Integration with dask and parallel processing

The following functions all integrate well with the dask library.

This integration has several aspects that we will discuss in the following sections.

Input dask arrays

The three reprojection functions mentioned above can accept dask arrays as inputs, e.g. assuming you have already constructed a dask array named dask_array:

>>> dask_array
dask.array<array, shape=(1024, 1024), dtype=float64, chunksize=(128, 128), chunktype=numpy.ndarray>

you can pass this in as part of the first argument to one of the reprojection functions:

>>> from reproject import reproject_interp
>>> array, footprint = reproject_interp((dask_array, wcs_in), wcs_out,
...                                     shape_out=(2048, 2048))

In general however, we cannot benefit much from the chunking of the input arrays because any input pixel might in principle contribute to any output pixel. Therefore, for now, when a dask array is passed as input, it is computed using the current default scheduler and converted to a Numpy memory-mapped array. This is done efficiently in terms of memory and never results in the whole dataset being loaded into memory at any given time. However, this does require sufficient space on disk to store the array.

Chunk by chunk reprojection and parallel processing

Regardless of whether a dask or Numpy array is passed in as input to the reprojection functions, you can specify a block size to use for the reprojection, and this is used to iterate over chunks in the output array in chunks. For instance, if you pass in a (1024, 1024) array and specify that the shape of the output should be a (2048, 2048) array (e.g., via shape_out), then if you set block_size=(256, 256):

>>> input_array.shape
(1024, 1024)
>>> array, footprint = reproject_interp((input_array, wcs_in), wcs_out,
...                                     shape_out=(2048, 2048), block_size=(256, 256))

the reprojection will be done in 64 separate output chunks. Note however that this does not break up the input array into chunks since in the general case any input pixel may contribute to any output pixel.
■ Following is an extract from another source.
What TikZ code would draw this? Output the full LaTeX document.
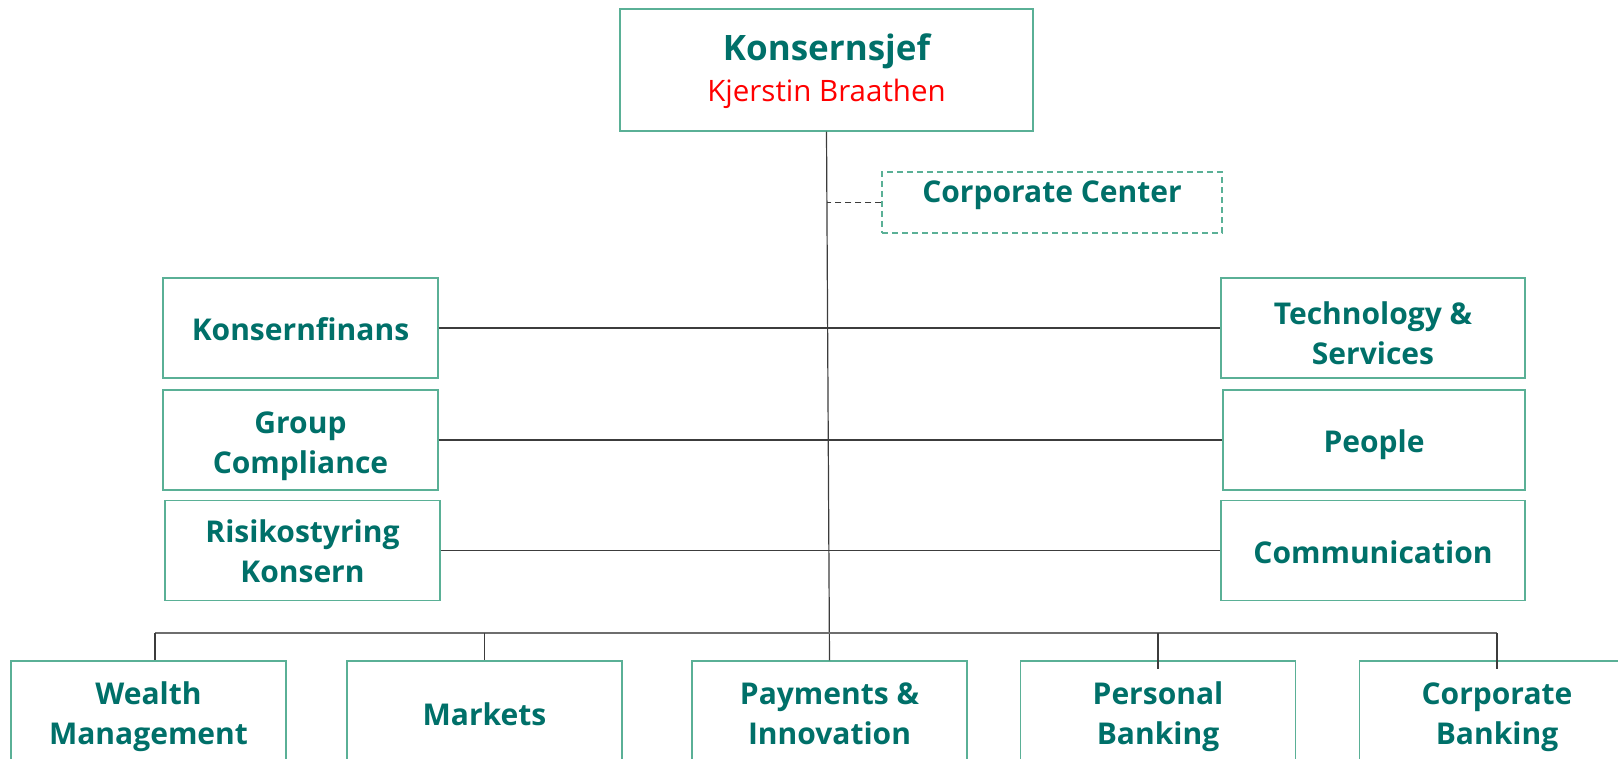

By default, the iteration over the output chunks is done in a single process/thread, but you may specify parallel=True to process these in parallel. If you do this, reproject will use multiple processes (rather than threads) to parallelize the computation (this is because the core reprojection algorithms we use are not currently thread-safe). If you specify parallel=True, then block_size will be automatically set to a sensible default, but you can also set block_size manually for more control. Note that you can also set parallel= to an integer to indicate the number of processes to use.

Output dask arrays

By default, the reprojection functions will do the computation immediately and return Numpy arrays for the reprojected array and optionally the footprint (this is regardless of whether dask or Numpy arrays were passed in, or any of the parallelization options above). However, by setting return_type='dask', you can make the functions delay any computation and return dask arrays:

>>> array, footprint = reproject_interp((input_array, wcs_in), wcs_out,
...                                     shape_out=(2048, 2048), block_size=(256, 256),
...                                     return_type='dask')
>>> array
dask.array<getitem, shape=(2048, 2048), dtype=float64, chunksize=(256, 256), ...>

You can then compute the array or a section of the array yourself whenever you need, or use the result in further dask expressions.

Warning

The reprojection does not currently work reliably when using multiple threads, so it is important to make sure you use a dask scheduler that is not multi-threaded. At the time of writing, the default dask scheduler is threads, so the scheduler needs to be explicitly set to a different one.

Using dask.distributed

The dask.distributed package makes it possible to use distributed schedulers for dask. In order to compute reprojections with dask.distributed, you should make use of the return_type='dask' option mentioned above so that you can compute the dask array once the distributed scheduler has been set up. As mentioned in Output dask arrays, you should make sure that you limit any cluster to have one thread per process or the results may be unreliable.